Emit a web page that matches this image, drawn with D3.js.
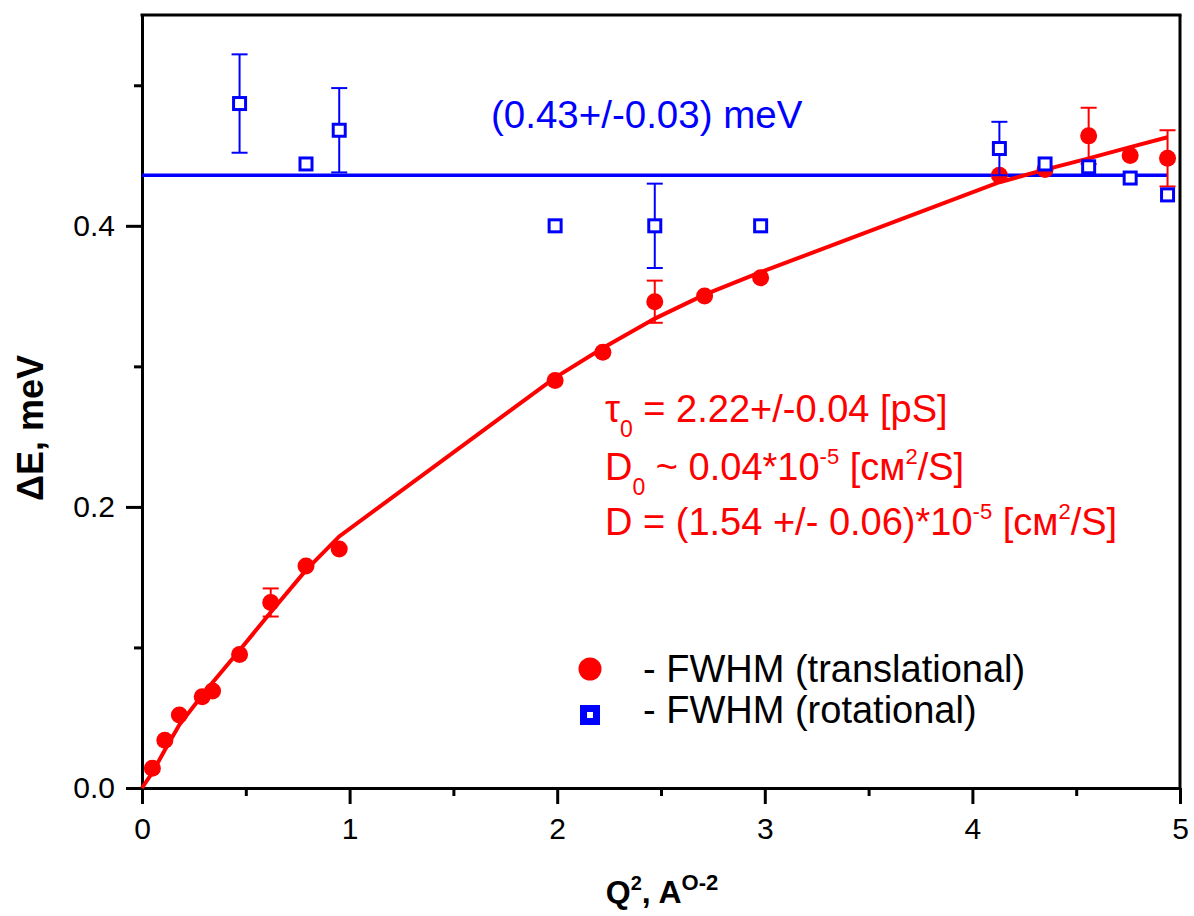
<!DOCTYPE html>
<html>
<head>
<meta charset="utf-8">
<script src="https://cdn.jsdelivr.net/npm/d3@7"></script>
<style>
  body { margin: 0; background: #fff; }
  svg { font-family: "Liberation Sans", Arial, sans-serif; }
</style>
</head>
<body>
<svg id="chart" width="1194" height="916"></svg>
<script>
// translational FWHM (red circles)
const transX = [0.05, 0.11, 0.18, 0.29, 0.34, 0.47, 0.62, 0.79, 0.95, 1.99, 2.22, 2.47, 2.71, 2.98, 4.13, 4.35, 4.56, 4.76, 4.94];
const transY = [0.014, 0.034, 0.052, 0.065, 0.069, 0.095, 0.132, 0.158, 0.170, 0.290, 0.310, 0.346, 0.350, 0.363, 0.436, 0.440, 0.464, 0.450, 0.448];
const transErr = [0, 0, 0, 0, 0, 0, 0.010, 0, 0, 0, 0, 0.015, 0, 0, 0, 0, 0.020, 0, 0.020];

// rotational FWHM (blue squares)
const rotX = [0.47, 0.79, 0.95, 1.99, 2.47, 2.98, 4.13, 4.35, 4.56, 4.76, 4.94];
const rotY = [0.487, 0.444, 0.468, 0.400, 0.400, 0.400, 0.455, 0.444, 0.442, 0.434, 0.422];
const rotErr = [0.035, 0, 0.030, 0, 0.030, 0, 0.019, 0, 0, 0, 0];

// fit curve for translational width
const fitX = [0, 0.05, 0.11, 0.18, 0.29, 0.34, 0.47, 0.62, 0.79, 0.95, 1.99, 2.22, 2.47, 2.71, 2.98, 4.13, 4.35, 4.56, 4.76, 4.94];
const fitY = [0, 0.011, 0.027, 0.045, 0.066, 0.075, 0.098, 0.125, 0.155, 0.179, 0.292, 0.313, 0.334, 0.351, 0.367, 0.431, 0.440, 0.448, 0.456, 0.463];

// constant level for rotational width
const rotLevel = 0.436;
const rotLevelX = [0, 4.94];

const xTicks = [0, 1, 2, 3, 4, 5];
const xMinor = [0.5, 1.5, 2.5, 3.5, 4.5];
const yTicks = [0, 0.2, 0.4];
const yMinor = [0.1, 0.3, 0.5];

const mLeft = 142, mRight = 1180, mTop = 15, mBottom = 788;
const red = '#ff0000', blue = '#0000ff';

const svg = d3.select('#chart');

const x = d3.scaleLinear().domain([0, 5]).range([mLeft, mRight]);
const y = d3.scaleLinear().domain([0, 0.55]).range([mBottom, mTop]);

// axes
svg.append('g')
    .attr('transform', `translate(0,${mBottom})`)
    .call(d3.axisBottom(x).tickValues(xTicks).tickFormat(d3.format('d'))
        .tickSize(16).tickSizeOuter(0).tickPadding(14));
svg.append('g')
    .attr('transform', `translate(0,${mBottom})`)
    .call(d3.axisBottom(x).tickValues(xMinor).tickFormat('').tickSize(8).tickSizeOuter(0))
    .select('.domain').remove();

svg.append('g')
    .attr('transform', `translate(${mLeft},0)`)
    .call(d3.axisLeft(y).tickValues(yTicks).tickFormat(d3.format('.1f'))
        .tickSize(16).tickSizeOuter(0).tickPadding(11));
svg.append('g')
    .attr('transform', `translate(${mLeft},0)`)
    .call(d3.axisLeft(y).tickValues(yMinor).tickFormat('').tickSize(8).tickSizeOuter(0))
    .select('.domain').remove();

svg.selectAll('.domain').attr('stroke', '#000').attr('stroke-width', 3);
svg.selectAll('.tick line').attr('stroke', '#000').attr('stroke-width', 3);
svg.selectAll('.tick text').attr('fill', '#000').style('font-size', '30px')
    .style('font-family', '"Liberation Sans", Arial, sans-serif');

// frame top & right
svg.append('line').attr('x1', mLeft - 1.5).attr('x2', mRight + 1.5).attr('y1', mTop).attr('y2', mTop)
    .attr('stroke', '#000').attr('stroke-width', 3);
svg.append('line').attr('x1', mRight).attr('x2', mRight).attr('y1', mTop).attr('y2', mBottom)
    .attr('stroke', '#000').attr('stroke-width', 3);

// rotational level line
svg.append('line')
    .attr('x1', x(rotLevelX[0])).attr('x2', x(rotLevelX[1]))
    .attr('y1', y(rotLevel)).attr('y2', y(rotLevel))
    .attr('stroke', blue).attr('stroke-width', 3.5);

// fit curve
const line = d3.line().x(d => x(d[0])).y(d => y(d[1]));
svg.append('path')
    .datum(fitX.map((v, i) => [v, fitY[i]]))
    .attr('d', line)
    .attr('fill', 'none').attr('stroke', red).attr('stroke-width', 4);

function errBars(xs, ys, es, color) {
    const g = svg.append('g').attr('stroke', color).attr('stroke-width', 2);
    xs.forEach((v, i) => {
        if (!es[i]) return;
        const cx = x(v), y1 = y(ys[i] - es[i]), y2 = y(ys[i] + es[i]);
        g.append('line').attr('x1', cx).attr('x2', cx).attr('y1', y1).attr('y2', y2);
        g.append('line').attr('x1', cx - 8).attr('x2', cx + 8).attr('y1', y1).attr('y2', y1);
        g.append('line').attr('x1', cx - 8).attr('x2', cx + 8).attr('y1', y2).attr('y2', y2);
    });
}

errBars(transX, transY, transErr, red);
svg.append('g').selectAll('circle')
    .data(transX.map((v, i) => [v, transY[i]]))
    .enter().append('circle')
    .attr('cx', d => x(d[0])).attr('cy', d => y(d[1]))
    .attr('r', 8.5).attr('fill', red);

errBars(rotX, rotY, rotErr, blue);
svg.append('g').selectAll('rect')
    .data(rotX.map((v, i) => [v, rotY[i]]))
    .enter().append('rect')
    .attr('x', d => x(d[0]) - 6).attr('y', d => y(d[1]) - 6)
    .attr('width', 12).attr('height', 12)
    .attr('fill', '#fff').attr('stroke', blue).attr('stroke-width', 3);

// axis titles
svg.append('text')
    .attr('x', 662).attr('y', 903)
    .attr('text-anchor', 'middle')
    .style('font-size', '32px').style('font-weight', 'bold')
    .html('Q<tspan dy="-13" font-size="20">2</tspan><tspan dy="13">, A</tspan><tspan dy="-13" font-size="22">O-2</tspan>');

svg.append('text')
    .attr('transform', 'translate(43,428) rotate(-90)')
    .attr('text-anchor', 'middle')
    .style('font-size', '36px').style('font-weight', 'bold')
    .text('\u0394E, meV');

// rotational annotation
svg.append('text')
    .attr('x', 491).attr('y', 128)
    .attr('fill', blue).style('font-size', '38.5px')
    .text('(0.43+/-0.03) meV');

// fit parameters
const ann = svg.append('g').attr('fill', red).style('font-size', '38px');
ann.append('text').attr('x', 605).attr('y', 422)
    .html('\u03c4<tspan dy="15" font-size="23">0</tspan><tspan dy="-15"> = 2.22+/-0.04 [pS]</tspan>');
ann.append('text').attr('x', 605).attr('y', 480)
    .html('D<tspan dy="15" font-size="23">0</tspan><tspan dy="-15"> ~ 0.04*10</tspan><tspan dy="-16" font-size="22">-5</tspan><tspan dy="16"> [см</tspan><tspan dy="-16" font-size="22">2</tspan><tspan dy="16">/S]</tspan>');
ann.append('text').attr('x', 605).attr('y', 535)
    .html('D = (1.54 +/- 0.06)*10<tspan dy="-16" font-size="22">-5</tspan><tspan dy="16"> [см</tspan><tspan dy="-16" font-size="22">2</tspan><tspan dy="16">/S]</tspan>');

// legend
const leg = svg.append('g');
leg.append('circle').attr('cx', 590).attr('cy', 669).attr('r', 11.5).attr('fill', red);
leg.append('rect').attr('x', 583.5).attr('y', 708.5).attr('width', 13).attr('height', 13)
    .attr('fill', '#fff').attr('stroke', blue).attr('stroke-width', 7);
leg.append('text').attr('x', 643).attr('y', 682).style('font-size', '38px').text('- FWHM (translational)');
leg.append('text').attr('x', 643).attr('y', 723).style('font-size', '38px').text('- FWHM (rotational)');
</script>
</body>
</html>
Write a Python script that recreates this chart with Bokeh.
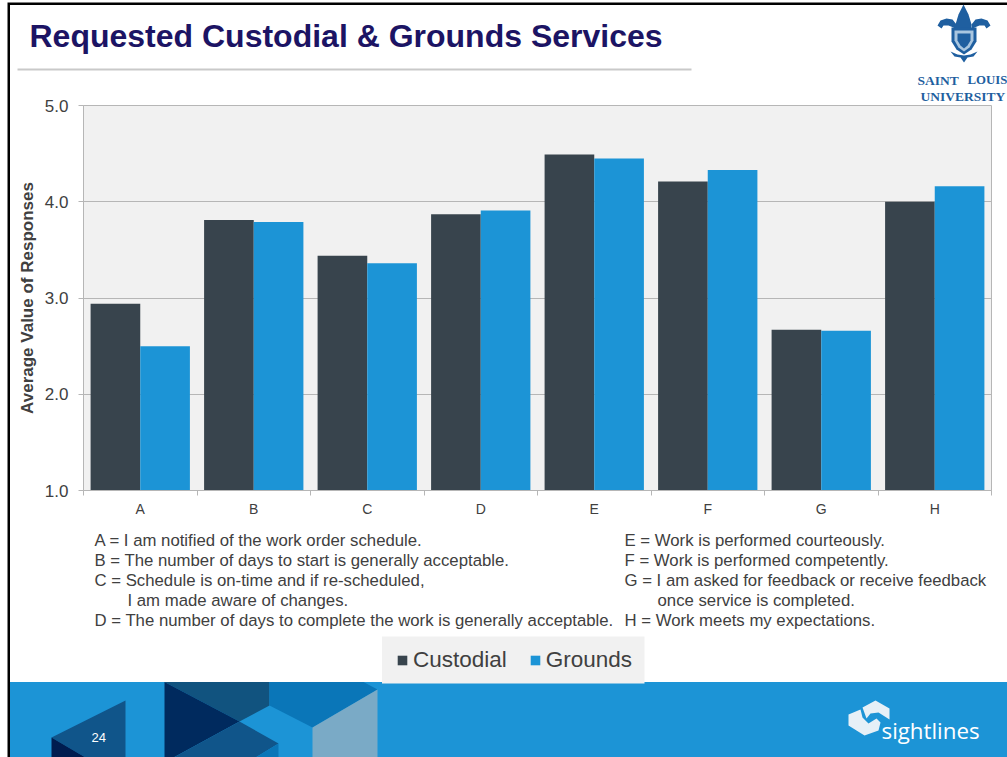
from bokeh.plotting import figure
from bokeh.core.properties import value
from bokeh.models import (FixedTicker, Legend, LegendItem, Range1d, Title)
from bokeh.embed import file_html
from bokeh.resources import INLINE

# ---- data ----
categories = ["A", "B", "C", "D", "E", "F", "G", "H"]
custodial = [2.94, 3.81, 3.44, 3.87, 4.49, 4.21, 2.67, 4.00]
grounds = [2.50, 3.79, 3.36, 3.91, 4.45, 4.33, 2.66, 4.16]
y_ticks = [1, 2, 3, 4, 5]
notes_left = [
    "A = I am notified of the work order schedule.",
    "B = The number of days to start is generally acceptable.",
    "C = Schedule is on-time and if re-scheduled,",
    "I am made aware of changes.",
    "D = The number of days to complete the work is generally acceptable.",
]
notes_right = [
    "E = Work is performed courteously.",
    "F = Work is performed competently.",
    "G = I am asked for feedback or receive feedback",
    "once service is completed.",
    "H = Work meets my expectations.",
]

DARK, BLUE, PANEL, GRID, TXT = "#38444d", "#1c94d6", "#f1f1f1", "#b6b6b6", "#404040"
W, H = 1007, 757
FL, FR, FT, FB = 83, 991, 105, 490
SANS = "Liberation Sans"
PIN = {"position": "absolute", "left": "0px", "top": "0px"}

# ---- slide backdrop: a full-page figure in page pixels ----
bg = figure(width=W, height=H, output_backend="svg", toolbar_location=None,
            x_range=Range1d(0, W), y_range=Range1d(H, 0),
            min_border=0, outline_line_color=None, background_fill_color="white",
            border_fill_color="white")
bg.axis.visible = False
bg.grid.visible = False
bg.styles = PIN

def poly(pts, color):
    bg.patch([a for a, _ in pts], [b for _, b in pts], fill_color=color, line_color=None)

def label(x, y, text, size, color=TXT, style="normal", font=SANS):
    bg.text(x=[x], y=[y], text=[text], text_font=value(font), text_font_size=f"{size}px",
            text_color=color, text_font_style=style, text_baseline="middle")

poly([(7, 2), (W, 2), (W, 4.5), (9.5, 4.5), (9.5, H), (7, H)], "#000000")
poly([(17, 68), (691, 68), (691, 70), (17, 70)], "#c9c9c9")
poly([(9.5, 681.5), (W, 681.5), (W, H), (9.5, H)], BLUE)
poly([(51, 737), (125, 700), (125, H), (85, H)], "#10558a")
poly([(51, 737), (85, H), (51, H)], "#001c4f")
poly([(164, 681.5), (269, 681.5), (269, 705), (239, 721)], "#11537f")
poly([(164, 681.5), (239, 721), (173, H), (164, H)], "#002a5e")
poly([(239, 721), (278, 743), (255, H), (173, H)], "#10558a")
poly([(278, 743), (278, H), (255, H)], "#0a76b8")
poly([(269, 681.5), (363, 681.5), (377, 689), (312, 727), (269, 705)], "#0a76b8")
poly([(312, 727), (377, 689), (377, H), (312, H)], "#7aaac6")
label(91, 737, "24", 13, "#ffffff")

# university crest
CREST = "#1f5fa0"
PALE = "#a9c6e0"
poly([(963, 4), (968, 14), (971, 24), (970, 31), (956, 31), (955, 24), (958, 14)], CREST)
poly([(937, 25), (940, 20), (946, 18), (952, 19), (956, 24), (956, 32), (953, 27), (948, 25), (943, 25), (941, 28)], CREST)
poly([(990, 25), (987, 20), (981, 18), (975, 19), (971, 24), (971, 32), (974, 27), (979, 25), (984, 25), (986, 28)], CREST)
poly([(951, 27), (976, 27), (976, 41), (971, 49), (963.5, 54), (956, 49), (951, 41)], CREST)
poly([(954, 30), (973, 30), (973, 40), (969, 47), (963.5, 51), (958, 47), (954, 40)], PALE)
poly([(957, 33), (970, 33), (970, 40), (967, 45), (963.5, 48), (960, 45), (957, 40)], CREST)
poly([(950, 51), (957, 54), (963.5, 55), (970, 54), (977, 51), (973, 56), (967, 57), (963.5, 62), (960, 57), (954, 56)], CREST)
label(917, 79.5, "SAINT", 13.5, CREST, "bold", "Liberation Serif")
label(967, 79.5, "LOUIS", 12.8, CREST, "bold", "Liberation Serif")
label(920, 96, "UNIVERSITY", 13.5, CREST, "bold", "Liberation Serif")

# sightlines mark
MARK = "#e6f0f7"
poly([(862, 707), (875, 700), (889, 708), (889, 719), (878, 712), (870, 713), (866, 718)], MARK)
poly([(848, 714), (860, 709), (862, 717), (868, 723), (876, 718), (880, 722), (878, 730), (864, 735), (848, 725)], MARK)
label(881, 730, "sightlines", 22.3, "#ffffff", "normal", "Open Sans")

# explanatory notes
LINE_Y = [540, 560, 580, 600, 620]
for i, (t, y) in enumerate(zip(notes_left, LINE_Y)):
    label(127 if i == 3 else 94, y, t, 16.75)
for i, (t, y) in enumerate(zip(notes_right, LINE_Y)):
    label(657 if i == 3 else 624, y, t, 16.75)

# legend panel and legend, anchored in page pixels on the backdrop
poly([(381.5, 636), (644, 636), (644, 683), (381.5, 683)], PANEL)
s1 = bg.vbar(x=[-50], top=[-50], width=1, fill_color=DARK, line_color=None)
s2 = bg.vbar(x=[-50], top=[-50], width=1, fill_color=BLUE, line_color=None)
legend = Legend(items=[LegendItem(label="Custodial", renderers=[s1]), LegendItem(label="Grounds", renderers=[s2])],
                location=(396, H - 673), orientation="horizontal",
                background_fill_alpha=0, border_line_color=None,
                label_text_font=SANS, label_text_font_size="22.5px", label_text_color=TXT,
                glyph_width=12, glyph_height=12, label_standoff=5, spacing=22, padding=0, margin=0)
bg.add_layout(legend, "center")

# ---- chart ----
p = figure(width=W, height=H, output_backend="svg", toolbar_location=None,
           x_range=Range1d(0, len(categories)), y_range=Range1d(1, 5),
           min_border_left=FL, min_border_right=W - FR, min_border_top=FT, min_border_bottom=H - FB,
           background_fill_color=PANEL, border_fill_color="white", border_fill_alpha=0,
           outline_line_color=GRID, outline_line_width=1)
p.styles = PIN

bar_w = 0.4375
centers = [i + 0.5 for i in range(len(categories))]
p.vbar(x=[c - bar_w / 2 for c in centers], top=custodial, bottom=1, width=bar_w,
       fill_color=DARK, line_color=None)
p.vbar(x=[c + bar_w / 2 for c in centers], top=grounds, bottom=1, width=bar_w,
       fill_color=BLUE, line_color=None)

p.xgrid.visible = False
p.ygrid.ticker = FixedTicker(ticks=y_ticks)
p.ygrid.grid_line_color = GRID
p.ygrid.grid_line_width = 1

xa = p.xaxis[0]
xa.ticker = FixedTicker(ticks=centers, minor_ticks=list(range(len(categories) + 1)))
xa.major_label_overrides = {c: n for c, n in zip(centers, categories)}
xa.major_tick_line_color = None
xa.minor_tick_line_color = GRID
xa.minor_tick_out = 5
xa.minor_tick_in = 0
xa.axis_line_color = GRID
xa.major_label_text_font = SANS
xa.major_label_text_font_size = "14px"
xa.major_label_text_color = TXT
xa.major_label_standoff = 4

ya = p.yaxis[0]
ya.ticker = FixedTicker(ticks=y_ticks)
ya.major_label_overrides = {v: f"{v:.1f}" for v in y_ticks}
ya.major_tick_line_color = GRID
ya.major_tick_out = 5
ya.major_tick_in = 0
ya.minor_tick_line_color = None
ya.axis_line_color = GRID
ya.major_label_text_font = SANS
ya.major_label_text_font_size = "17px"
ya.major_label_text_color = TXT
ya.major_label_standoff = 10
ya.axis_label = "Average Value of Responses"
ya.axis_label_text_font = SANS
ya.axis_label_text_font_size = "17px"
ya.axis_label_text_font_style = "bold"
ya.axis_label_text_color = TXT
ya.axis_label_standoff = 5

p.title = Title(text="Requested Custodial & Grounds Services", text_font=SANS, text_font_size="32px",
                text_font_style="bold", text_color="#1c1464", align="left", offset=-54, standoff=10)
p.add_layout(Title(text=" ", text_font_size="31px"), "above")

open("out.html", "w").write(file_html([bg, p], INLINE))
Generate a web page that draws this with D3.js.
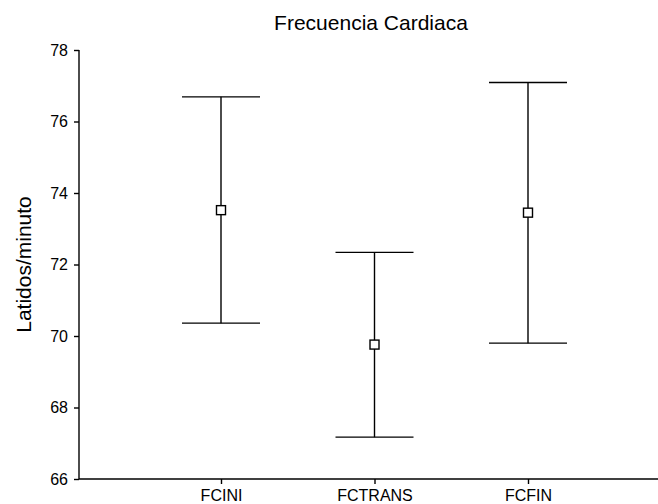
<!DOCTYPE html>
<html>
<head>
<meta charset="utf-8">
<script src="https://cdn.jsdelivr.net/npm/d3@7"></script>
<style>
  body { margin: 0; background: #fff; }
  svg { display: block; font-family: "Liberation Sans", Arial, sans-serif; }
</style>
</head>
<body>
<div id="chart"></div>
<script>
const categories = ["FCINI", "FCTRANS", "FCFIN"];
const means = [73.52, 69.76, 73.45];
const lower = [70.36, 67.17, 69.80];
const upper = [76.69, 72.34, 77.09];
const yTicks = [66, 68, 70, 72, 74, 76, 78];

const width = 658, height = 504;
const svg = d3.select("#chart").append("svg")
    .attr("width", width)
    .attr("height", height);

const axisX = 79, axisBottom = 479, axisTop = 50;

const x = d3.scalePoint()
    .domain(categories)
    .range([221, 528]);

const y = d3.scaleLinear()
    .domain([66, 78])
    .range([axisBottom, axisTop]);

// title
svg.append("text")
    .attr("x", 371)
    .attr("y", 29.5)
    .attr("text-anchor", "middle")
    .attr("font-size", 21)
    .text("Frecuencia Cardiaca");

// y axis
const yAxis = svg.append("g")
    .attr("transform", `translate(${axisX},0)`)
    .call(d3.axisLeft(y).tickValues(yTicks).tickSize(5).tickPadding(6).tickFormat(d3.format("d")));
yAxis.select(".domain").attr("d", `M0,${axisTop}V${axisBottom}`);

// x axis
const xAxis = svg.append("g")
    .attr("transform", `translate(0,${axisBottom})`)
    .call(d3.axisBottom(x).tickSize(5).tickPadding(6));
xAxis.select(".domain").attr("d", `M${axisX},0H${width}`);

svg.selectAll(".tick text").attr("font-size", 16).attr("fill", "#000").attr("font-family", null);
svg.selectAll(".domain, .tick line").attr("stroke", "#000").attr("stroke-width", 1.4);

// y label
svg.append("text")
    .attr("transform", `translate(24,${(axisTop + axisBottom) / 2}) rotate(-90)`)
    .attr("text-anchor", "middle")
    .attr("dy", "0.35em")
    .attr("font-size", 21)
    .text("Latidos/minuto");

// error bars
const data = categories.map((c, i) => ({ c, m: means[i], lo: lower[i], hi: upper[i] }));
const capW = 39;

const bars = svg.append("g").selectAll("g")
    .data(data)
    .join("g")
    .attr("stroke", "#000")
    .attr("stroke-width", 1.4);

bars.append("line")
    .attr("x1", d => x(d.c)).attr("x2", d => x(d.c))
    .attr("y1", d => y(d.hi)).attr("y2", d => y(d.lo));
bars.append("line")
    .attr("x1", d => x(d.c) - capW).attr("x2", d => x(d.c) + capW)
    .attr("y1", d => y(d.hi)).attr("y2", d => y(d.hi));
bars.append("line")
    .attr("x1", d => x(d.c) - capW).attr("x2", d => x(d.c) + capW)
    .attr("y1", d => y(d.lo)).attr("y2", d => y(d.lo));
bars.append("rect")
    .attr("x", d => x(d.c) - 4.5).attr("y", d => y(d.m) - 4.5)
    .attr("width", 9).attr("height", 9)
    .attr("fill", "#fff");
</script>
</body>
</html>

Given instruction:
Return each full line of the entries that contains the word "chart".

Exercise solution:
<svg id="chart" width="1194" height="916"></svg>
const svg = d3.select('#chart');
Write a Python script that recreates this chart with Bokeh.
# ---- chart ----
<div id="chart"></div>
const svg = d3.select("#chart").append("svg")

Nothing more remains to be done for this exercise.